INSTRUCTION: Emit the data below verbatim, stripping out any pictures.

==== DATA ====

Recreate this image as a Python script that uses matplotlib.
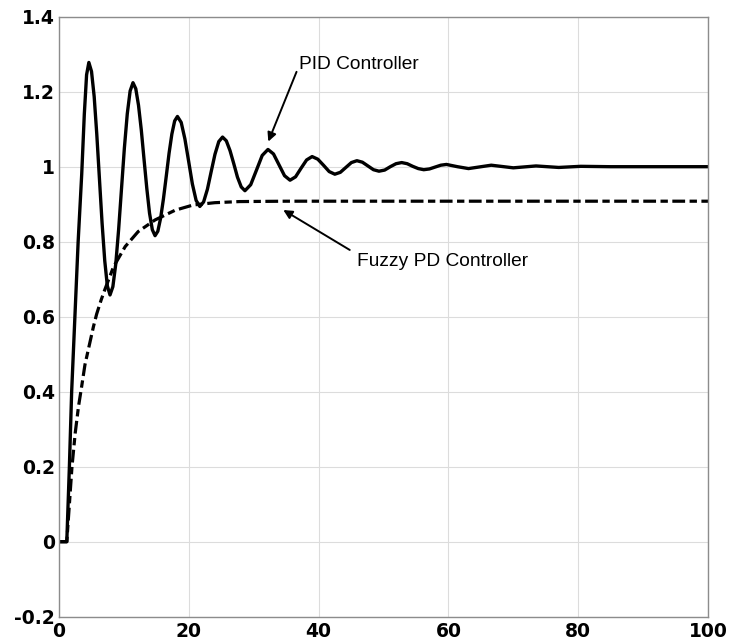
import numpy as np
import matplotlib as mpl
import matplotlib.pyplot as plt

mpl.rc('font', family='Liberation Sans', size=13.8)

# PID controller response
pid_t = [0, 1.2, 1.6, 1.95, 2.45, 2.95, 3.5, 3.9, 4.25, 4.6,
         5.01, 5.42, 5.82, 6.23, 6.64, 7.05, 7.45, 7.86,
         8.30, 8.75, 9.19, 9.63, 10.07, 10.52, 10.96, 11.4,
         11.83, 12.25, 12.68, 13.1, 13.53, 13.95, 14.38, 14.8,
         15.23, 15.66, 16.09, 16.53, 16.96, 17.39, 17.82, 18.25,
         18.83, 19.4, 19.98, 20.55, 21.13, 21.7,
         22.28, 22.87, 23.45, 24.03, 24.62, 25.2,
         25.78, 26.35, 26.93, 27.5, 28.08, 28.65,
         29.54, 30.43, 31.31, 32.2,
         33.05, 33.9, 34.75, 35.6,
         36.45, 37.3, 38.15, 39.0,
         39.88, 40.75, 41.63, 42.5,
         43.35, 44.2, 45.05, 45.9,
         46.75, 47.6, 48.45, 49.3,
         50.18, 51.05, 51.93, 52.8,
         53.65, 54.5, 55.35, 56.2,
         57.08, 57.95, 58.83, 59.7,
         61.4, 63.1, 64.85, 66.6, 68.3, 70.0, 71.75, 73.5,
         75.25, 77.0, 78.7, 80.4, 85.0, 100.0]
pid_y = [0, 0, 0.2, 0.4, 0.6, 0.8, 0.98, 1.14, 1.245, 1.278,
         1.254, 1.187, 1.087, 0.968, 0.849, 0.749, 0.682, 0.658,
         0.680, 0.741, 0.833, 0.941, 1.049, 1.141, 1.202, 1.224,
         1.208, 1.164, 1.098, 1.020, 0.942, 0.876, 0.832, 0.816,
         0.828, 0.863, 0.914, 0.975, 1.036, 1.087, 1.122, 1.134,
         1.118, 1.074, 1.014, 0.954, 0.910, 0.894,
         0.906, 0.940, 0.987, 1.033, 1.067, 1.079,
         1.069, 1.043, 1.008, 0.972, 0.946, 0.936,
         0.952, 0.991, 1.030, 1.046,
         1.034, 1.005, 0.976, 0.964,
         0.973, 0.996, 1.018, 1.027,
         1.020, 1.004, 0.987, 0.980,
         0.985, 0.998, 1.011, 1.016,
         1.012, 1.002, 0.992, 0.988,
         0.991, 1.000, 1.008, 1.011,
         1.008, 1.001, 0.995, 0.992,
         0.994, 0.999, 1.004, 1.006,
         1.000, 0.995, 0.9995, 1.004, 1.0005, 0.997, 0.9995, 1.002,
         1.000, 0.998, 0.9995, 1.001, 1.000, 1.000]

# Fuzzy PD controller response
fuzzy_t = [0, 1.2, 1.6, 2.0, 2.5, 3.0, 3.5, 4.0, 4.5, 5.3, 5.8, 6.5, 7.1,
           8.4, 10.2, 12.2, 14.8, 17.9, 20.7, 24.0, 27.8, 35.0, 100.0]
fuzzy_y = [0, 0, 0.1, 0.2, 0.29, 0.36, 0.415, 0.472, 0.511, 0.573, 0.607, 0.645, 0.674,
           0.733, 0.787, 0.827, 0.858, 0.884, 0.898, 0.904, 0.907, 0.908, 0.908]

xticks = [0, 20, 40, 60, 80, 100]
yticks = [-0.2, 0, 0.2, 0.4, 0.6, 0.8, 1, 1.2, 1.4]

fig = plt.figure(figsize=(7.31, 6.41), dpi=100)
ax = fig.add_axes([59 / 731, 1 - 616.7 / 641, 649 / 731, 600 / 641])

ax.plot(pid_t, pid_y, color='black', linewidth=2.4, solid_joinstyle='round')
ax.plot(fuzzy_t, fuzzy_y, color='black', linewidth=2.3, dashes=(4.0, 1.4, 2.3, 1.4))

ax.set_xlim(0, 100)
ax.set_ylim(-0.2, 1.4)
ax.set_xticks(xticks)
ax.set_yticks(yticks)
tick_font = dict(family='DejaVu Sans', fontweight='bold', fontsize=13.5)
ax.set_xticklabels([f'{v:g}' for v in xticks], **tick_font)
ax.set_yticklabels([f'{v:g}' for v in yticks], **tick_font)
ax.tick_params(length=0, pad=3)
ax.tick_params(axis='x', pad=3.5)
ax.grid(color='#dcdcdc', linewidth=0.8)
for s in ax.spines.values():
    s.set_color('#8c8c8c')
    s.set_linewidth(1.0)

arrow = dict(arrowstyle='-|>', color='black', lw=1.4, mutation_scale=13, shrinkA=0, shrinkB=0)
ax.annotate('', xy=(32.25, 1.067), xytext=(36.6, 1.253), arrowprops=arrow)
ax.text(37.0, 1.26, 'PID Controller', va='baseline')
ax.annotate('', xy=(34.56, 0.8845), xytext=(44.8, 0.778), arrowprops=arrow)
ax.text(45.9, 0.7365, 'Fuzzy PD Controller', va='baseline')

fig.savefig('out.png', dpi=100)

====

THE ANSWER:
Recreate this image as a Python script that uses matplotlib.
import numpy as np
import matplotlib as mpl
import matplotlib.pyplot as plt

mpl.rc('font', family='Liberation Sans', size=13.8)

# PID controller response
pid_t = [0, 1.2, 1.6, 1.95, 2.45, 2.95, 3.5, 3.9, 4.25, 4.6,
         5.01, 5.42, 5.82, 6.23, 6.64, 7.05, 7.45, 7.86,
         8.30, 8.75, 9.19, 9.63, 10.07, 10.52, 10.96, 11.4,
         11.83, 12.25, 12.68, 13.1, 13.53, 13.95, 14.38, 14.8,
         15.23, 15.66, 16.09, 16.53, 16.96, 17.39, 17.82, 18.25,
         18.83, 19.4, 19.98, 20.55, 21.13, 21.7,
         22.28, 22.87, 23.45, 24.03, 24.62, 25.2,
         25.78, 26.35, 26.93, 27.5, 28.08, 28.65,
         29.54, 30.43, 31.31, 32.2,
         33.05, 33.9, 34.75, 35.6,
         36.45, 37.3, 38.15, 39.0,
         39.88, 40.75, 41.63, 42.5,
         43.35, 44.2, 45.05, 45.9,
         46.75, 47.6, 48.45, 49.3,
         50.18, 51.05, 51.93, 52.8,
         53.65, 54.5, 55.35, 56.2,
         57.08, 57.95, 58.83, 59.7,
         61.4, 63.1, 64.85, 66.6, 68.3, 70.0, 71.75, 73.5,
         75.25, 77.0, 78.7, 80.4, 85.0, 100.0]
pid_y = [0, 0, 0.2, 0.4, 0.6, 0.8, 0.98, 1.14, 1.245, 1.278,
         1.254, 1.187, 1.087, 0.968, 0.849, 0.749, 0.682, 0.658,
         0.680, 0.741, 0.833, 0.941, 1.049, 1.141, 1.202, 1.224,
         1.208, 1.164, 1.098, 1.020, 0.942, 0.876, 0.832, 0.816,
         0.828, 0.863, 0.914, 0.975, 1.036, 1.087, 1.122, 1.134,
         1.118, 1.074, 1.014, 0.954, 0.910, 0.894,
         0.906, 0.940, 0.987, 1.033, 1.067, 1.079,
         1.069, 1.043, 1.008, 0.972, 0.946, 0.936,
         0.952, 0.991, 1.030, 1.046,
         1.034, 1.005, 0.976, 0.964,
         0.973, 0.996, 1.018, 1.027,
         1.020, 1.004, 0.987, 0.980,
         0.985, 0.998, 1.011, 1.016,
         1.012, 1.002, 0.992, 0.988,
         0.991, 1.000, 1.008, 1.011,
         1.008, 1.001, 0.995, 0.992,
         0.994, 0.999, 1.004, 1.006,
         1.000, 0.995, 0.9995, 1.004, 1.0005, 0.997, 0.9995, 1.002,
         1.000, 0.998, 0.9995, 1.001, 1.000, 1.000]

# Fuzzy PD controller response
fuzzy_t = [0, 1.2, 1.6, 2.0, 2.5, 3.0, 3.5, 4.0, 4.5, 5.3, 5.8, 6.5, 7.1,
           8.4, 10.2, 12.2, 14.8, 17.9, 20.7, 24.0, 27.8, 35.0, 100.0]
fuzzy_y = [0, 0, 0.1, 0.2, 0.29, 0.36, 0.415, 0.472, 0.511, 0.573, 0.607, 0.645, 0.674,
           0.733, 0.787, 0.827, 0.858, 0.884, 0.898, 0.904, 0.907, 0.908, 0.908]

xticks = [0, 20, 40, 60, 80, 100]
yticks = [-0.2, 0, 0.2, 0.4, 0.6, 0.8, 1, 1.2, 1.4]

fig = plt.figure(figsize=(7.31, 6.41), dpi=100)
ax = fig.add_axes([59 / 731, 1 - 616.7 / 641, 649 / 731, 600 / 641])

ax.plot(pid_t, pid_y, color='black', linewidth=2.4, solid_joinstyle='round')
ax.plot(fuzzy_t, fuzzy_y, color='black', linewidth=2.3, dashes=(4.0, 1.4, 2.3, 1.4))

ax.set_xlim(0, 100)
ax.set_ylim(-0.2, 1.4)
ax.set_xticks(xticks)
ax.set_yticks(yticks)
tick_font = dict(family='DejaVu Sans', fontweight='bold', fontsize=13.5)
ax.set_xticklabels([f'{v:g}' for v in xticks], **tick_font)
ax.set_yticklabels([f'{v:g}' for v in yticks], **tick_font)
ax.tick_params(length=0, pad=3)
ax.tick_params(axis='x', pad=3.5)
ax.grid(color='#dcdcdc', linewidth=0.8)
for s in ax.spines.values():
    s.set_color('#8c8c8c')
    s.set_linewidth(1.0)

arrow = dict(arrowstyle='-|>', color='black', lw=1.4, mutation_scale=13, shrinkA=0, shrinkB=0)
ax.annotate('', xy=(32.25, 1.067), xytext=(36.6, 1.253), arrowprops=arrow)
ax.text(37.0, 1.26, 'PID Controller', va='baseline')
ax.annotate('', xy=(34.56, 0.8845), xytext=(44.8, 0.778), arrowprops=arrow)
ax.text(45.9, 0.7365, 'Fuzzy PD Controller', va='baseline')

fig.savefig('out.png', dpi=100)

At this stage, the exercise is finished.